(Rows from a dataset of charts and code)
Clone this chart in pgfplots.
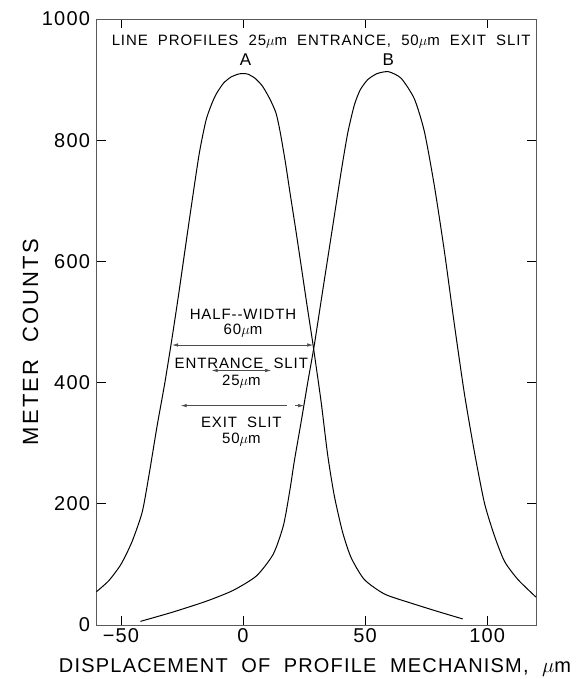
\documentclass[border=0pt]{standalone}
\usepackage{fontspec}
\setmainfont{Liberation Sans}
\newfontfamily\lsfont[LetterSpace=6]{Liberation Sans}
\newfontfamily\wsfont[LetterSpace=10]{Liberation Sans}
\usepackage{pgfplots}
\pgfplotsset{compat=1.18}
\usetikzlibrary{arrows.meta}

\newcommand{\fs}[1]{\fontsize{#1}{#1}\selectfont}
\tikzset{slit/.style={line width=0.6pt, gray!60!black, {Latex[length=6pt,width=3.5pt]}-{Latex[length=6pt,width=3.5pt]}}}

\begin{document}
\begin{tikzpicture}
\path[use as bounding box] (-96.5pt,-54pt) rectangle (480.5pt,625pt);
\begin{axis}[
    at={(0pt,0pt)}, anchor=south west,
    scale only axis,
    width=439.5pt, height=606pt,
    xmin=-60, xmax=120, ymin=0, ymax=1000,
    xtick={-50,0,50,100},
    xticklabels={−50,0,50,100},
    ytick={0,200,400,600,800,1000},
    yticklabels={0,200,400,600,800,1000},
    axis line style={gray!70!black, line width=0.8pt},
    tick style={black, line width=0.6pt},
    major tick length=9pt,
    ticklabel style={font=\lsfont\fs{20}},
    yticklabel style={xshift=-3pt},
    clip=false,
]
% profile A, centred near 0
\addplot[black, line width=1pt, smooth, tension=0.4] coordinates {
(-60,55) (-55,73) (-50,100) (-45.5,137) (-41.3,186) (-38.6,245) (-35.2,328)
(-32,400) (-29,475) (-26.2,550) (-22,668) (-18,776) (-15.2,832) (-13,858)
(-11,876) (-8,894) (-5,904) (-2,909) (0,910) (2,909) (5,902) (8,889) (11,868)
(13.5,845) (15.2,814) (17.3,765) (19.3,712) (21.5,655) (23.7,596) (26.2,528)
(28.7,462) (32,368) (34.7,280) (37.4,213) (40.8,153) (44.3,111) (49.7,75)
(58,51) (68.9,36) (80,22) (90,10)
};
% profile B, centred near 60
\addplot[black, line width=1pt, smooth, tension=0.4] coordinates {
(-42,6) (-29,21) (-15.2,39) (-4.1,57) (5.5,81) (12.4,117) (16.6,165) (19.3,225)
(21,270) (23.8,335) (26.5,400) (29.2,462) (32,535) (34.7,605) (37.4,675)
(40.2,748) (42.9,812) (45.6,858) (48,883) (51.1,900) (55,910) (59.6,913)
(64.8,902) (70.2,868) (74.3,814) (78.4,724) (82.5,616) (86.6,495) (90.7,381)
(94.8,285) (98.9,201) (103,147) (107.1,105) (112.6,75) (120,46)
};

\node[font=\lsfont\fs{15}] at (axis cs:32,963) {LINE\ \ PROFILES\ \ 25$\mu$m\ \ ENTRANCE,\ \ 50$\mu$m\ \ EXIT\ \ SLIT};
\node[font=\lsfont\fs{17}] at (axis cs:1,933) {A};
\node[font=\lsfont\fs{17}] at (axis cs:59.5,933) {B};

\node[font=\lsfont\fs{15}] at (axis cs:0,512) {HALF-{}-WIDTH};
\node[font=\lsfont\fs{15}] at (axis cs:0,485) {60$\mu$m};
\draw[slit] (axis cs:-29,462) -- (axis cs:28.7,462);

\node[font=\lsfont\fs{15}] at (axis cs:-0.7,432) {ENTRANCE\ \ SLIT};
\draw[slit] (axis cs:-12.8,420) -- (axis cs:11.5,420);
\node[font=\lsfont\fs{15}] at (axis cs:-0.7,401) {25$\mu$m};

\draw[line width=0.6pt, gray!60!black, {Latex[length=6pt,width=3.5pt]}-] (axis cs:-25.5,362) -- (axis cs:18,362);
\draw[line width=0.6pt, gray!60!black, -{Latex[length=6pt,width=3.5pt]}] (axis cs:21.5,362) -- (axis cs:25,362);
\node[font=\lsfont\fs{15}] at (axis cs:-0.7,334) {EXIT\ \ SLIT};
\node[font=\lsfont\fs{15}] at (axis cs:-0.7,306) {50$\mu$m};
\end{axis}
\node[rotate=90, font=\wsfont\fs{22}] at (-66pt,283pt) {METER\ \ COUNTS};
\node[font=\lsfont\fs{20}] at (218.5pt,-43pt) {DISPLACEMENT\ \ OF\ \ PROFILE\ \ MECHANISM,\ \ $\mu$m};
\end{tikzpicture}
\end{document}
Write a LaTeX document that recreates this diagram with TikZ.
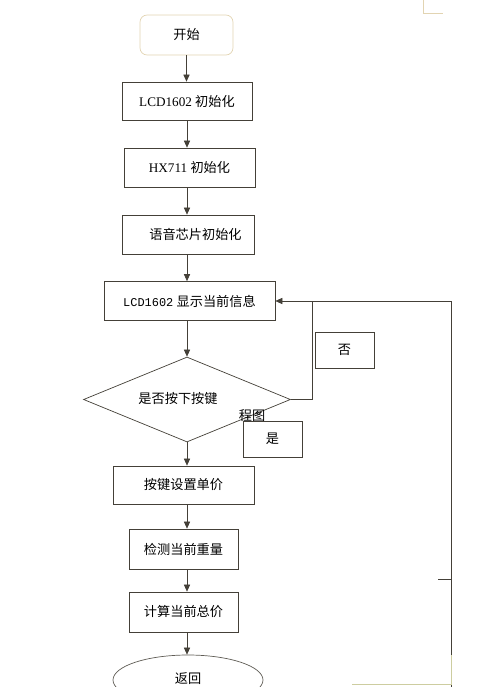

> **What is required**
Quote all of the entries word for word, omitting any pictures.

> **Task response**
Clone this chart in pgfplots.
\documentclass[border=0pt]{standalone}
\usepackage{fontspec}
\setmainfont{Liberation Sans}
\newfontfamily\lsfont[LetterSpace=6]{Liberation Sans}
\newfontfamily\wsfont[LetterSpace=10]{Liberation Sans}
\usepackage{pgfplots}
\pgfplotsset{compat=1.18}
\usetikzlibrary{arrows.meta}

\newcommand{\fs}[1]{\fontsize{#1}{#1}\selectfont}
\tikzset{slit/.style={line width=0.6pt, gray!60!black, {Latex[length=6pt,width=3.5pt]}-{Latex[length=6pt,width=3.5pt]}}}

\begin{document}
\begin{tikzpicture}
\path[use as bounding box] (-96.5pt,-54pt) rectangle (480.5pt,625pt);
\begin{axis}[
    at={(0pt,0pt)}, anchor=south west,
    scale only axis,
    width=439.5pt, height=606pt,
    xmin=-60, xmax=120, ymin=0, ymax=1000,
    xtick={-50,0,50,100},
    xticklabels={−50,0,50,100},
    ytick={0,200,400,600,800,1000},
    yticklabels={0,200,400,600,800,1000},
    axis line style={gray!70!black, line width=0.8pt},
    tick style={black, line width=0.6pt},
    major tick length=9pt,
    ticklabel style={font=\lsfont\fs{20}},
    yticklabel style={xshift=-3pt},
    clip=false,
]
% profile A, centred near 0
\addplot[black, line width=1pt, smooth, tension=0.4] coordinates {
(-60,55) (-55,73) (-50,100) (-45.5,137) (-41.3,186) (-38.6,245) (-35.2,328)
(-32,400) (-29,475) (-26.2,550) (-22,668) (-18,776) (-15.2,832) (-13,858)
(-11,876) (-8,894) (-5,904) (-2,909) (0,910) (2,909) (5,902) (8,889) (11,868)
(13.5,845) (15.2,814) (17.3,765) (19.3,712) (21.5,655) (23.7,596) (26.2,528)
(28.7,462) (32,368) (34.7,280) (37.4,213) (40.8,153) (44.3,111) (49.7,75)
(58,51) (68.9,36) (80,22) (90,10)
};
% profile B, centred near 60
\addplot[black, line width=1pt, smooth, tension=0.4] coordinates {
(-42,6) (-29,21) (-15.2,39) (-4.1,57) (5.5,81) (12.4,117) (16.6,165) (19.3,225)
(21,270) (23.8,335) (26.5,400) (29.2,462) (32,535) (34.7,605) (37.4,675)
(40.2,748) (42.9,812) (45.6,858) (48,883) (51.1,900) (55,910) (59.6,913)
(64.8,902) (70.2,868) (74.3,814) (78.4,724) (82.5,616) (86.6,495) (90.7,381)
(94.8,285) (98.9,201) (103,147) (107.1,105) (112.6,75) (120,46)
};

\node[font=\lsfont\fs{15}] at (axis cs:32,963) {LINE\ \ PROFILES\ \ 25$\mu$m\ \ ENTRANCE,\ \ 50$\mu$m\ \ EXIT\ \ SLIT};
\node[font=\lsfont\fs{17}] at (axis cs:1,933) {A};
\node[font=\lsfont\fs{17}] at (axis cs:59.5,933) {B};

\node[font=\lsfont\fs{15}] at (axis cs:0,512) {HALF-{}-WIDTH};
\node[font=\lsfont\fs{15}] at (axis cs:0,485) {60$\mu$m};
\draw[slit] (axis cs:-29,462) -- (axis cs:28.7,462);

\node[font=\lsfont\fs{15}] at (axis cs:-0.7,432) {ENTRANCE\ \ SLIT};
\draw[slit] (axis cs:-12.8,420) -- (axis cs:11.5,420);
\node[font=\lsfont\fs{15}] at (axis cs:-0.7,401) {25$\mu$m};

\draw[line width=0.6pt, gray!60!black, {Latex[length=6pt,width=3.5pt]}-] (axis cs:-25.5,362) -- (axis cs:18,362);
\draw[line width=0.6pt, gray!60!black, -{Latex[length=6pt,width=3.5pt]}] (axis cs:21.5,362) -- (axis cs:25,362);
\node[font=\lsfont\fs{15}] at (axis cs:-0.7,334) {EXIT\ \ SLIT};
\node[font=\lsfont\fs{15}] at (axis cs:-0.7,306) {50$\mu$m};
\end{axis}
\node[rotate=90, font=\wsfont\fs{22}] at (-66pt,283pt) {METER\ \ COUNTS};
\node[font=\lsfont\fs{20}] at (218.5pt,-43pt) {DISPLACEMENT\ \ OF\ \ PROFILE\ \ MECHANISM,\ \ $\mu$m};
\end{tikzpicture}
\end{document}
Write a LaTeX document that recreates this diagram with TikZ.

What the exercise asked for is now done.